The Habanero Tasking Micro-Benchmark Suite (HTMB for short) is a collection of tasking micro-benchmarks implemented on several low-level tasking runtimes. Today, that includes the HClib, OCR, Realm, TBB, and OpenMP tasking APIs.
These micro-benchmarks are intended to identify relative overheads in expressing different parallel patterns. As such, most benchmarks consist only of the creation, scheduling, and execution of some task graph. The goal is to drive down task creation, scheduling, synchronization, and other costs in these tasking runtimes and thereby improve their flexibility in terms of the types and granularities of computational patterns that can be efficiently expressed.
While many tasking runtimes offer their own performance micro-benchmarks, this suite spans as many tasking runtimes as possible by focusing on high-level parallel patterns that are expressible across runtimes. Indeed, the patterns included in this suite are in many cases drawn from other platform-specific micro-benchmark suites, such as those included with Qthreads, Kokkos, Realm, and OCR.
Below are the current micro-benchmarks included in this suite, along with short descriptions of the parallel pattern or overheads they are intended to measure:
- bin_fan_out: Measure time to create a binary tree of tasks up to a set depth.
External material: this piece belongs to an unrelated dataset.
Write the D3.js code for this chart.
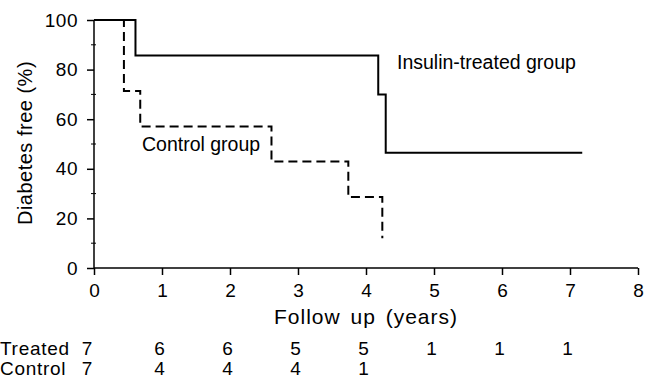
<!DOCTYPE html>
<html>
<head>
<meta charset="utf-8">
<script src="https://cdn.jsdelivr.net/npm/d3@7"></script>
<style>
  body { margin: 0; background: #fff; }
  svg text { font-family: "Liberation Sans", Arial, sans-serif; fill: #000; }
</style>
</head>
<body>
<div id="chart"></div>
<script>
// Kaplan-Meier steps: [years, % diabetes free]
const treated_steps = [
  [0, 100], [0.61, 100], [0.61, 85.7], [4.18, 85.7], [4.18, 70],
  [4.29, 70], [4.29, 46.5], [7.18, 46.5]
];
const control_steps = [
  [0, 100], [0.44, 100], [0.44, 71.4], [0.68, 71.4], [0.68, 57.1],
  [2.61, 57.1], [2.61, 42.9], [3.74, 42.9], [3.74, 28.6], [4.24, 28.6], [4.24, 12]
];
const x_ticks = [0, 1, 2, 3, 4, 5, 6, 7, 8];
const y_ticks = [0, 20, 40, 60, 80, 100];
const y_minor = [10, 30, 50, 70, 90];
const risk_rows = ["Treated", "Control"];
const risk_treated = [7, 6, 6, 5, 5, 1, 1, 1];
const risk_control = [7, 4, 4, 4, 1];

const margin = { top: 20, right: 8, bottom: 111, left: 94 },
  width = 646 - margin.left - margin.right,
  height = 379 - margin.top - margin.bottom;

const svg = d3.select("#chart")
  .append("svg")
  .attr("width", 646)
  .attr("height", 379);

const g = svg.append("g")
  .attr("transform", `translate(${margin.left},${margin.top})`);

const x = d3.scaleLinear().domain([0, 8]).range([0, 544]);
const y = d3.scaleLinear().domain([0, 100]).range([height, 0]);

// x axis
const xAxis = g.append("g")
  .attr("transform", `translate(0,${height})`)
  .call(d3.axisBottom(x).tickValues(x_ticks).tickSize(7).tickPadding(9));
xAxis.selectAll("text").style("font-size", "19px");

// y axis
const yAxis = g.append("g")
  .call(d3.axisLeft(y).tickValues(y_ticks).tickSize(7).tickPadding(9));
yAxis.selectAll("text").style("font-size", "19px").style("letter-spacing", "0.5px");

// minor y ticks
g.selectAll(".minor")
  .data(y_minor)
  .join("line")
  .attr("x1", -3)
  .attr("x2", 2)
  .attr("y1", (d) => y(d))
  .attr("y2", (d) => y(d))
  .attr("stroke", "#000");

g.selectAll(".domain, .tick line").attr("stroke", "#000").attr("stroke-width", 1.5);
xAxis.select(".domain").attr("d", `M0,0H${x(8)}`);
yAxis.select(".domain").attr("d", `M0,${height}V0`);

// curves
const line = d3.line().x((d) => x(d[0])).y((d) => y(d[1]));

g.append("path")
  .datum(treated_steps)
  .attr("d", line)
  .attr("fill", "none")
  .attr("stroke", "#000")
  .attr("stroke-width", 2);

g.append("path")
  .datum(control_steps)
  .attr("d", line)
  .attr("fill", "none")
  .attr("stroke", "#000")
  .attr("stroke-width", 2)
  .attr("stroke-dasharray", "9,5");

// curve labels
g.append("text")
  .attr("x", 303)
  .attr("y", 49)
  .style("font-size", "19.5px")
  .text("Insulin-treated group");

g.append("text")
  .attr("x", 48)
  .attr("y", 131)
  .style("font-size", "19.5px")
  .text("Control group");

// axis titles
g.append("text")
  .attr("text-anchor", "middle")
  .attr("x", x(4))
  .attr("y", height + 56)
  .style("font-size", "21px")
  .style("letter-spacing", "1px")
  .style("word-spacing", "3px")
  .text("Follow up (years)");

svg.append("text")
  .attr("text-anchor", "middle")
  .attr("transform", "translate(32,143) rotate(-90)")
  .style("font-size", "20px")
  .style("letter-spacing", "0.5px")
  .text("Diabetes free (%)");

// numbers at risk
const risk = svg.append("g").style("font-size", "19px").style("letter-spacing", "0.7px");
risk.selectAll(".rowlab")
  .data(risk_rows)
  .join("text")
  .attr("x", 0)
  .attr("y", (d, i) => 355 + i * 20)
  .text((d) => d);

[risk_treated, risk_control].forEach(function (row, i) {
  risk.selectAll(".r" + i)
    .data(row)
    .join("text")
    .attr("text-anchor", (d, j) => (j === 0 ? "end" : "middle"))
    .attr("x", (d, j) => margin.left + x(j) + (j === 0 ? -1 : -2))
    .attr("y", 355 + i * 20)
    .text((d) => d);
});
</script>
</body>
</html>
There is no intermediate synchronization, we wait on all tasks at once.
- fan_out: Measure time to create, schedule, and execute a set number of tasks whose execution are all predicated on the satisfaction of a single event.
- fan_out_and_in: Measure time to do fan_out, followed by collecting back into a single event which we then wait on.
- future_spawn: Measure time to create tasks whose execution are predicated on events, and time to actually schedule and execute them once those events have been satisfied.
- parallel_loop: Measure time to execute a parallel loop with a given number of iterations using tasks. The way in which the loop is decomposed into tasks is up to the implementor.
- prod_cons: Measure time to pass a set number of messages between a producer and a consumer.
- reduce_var: Measure time to collect contributions from a set number of data points into a single sum reduction variable.
- task_spawn: Measure time to create, schedule, and execute simple non-blocking tasks.
- task_wait_flat: Measure time required to create and immediately wait on a set number of tasks.
- task_wait_recursive: Measure time required to create and immediately wait on a set number of tasks, where each task in turn creates and waits on a nested task.
- unbalanced_bin_fan_out: The same as bin_fan_out, but with each branch set to explore to a different depth.
When running these micro-benchmarks, we generally recommend that they be tested at varying scales. For example, you might test with a single core, a single socket, and multiple sockets. Often, runtimes will behave differently as the memory hierarchy they are running on becomes deeper and the benchmark becomes more reliant on runtime smarts to perform well.
The provided Makefile will compile all examples, placing the binaries under bin/. You can compile only the benchmarks for specific runtimes by specifying the corresponding make target, e.g.:
$ make ocr
If you are compiling HClib implementations, HCLIB_ROOT is expected to point to your hclib-install directory. If you are using the resource_workers branch of HClib, JSMN_HOME must point to your installation of the JSMN library.
If you would like to link in the scalable TBB allocator, set TBB_MALLOC_LIBDIR to the directory containing libtbbmalloc.so.
If you are compiling the TBB implementations, TBBROOT must be set to the root TBB installation directory.
If you are compiling the OCR implementations, OCR_INSTALL must be set to the root OCR installation directory.
If you are compiling the Realm implementations, REALM_LIB must be set to the path to librealm.a and LG_RT_DIR must be set as required in the Legion install instructions.
If you are compiling the Qthreads implementations, QTHREADS_HOME must be set to the root Qthread installation directory. Also, if you configured Qthreads to use hwloc, HWLOC_HOME must be set to the root hwloc installation directory. More details on building Qthreads (and with hwloc) can be found in setup_scripts/README.md and setup_scripts/setup_qthreads.sh.
If you are compiling the Kokkos implementations, KOKKOS_HOME must be set to the root of your Kokkos installation.
You can change the C and C++ compilers used for these examples by setting the CC and CXX environment variables.
Sample scripts for running all compiled micro-benchmarks are included under run_scripts/. The provided scripts post-process the output of each benchmark, producing a CSV file at metrics.csv containing the aggregate results.
For the Qthreads variants, you can use the provided templates under run_scripts and will likely need to experiment with those environment variables to ensure a well-configured Qthreads runtime (Detailed information can be found at: https://goo.gl/qpf29c).
The implementations of the various parallel patterns on each runtime are a continual work-in-progress. Significant improvements may be possible by those who are more experienced in developing software on top of these runtimes. We are always happy to accept pull requests improving a particular implementation of a micro-benchmark, or adding micro-benchmarks for new runtimes that should be included in this comparison.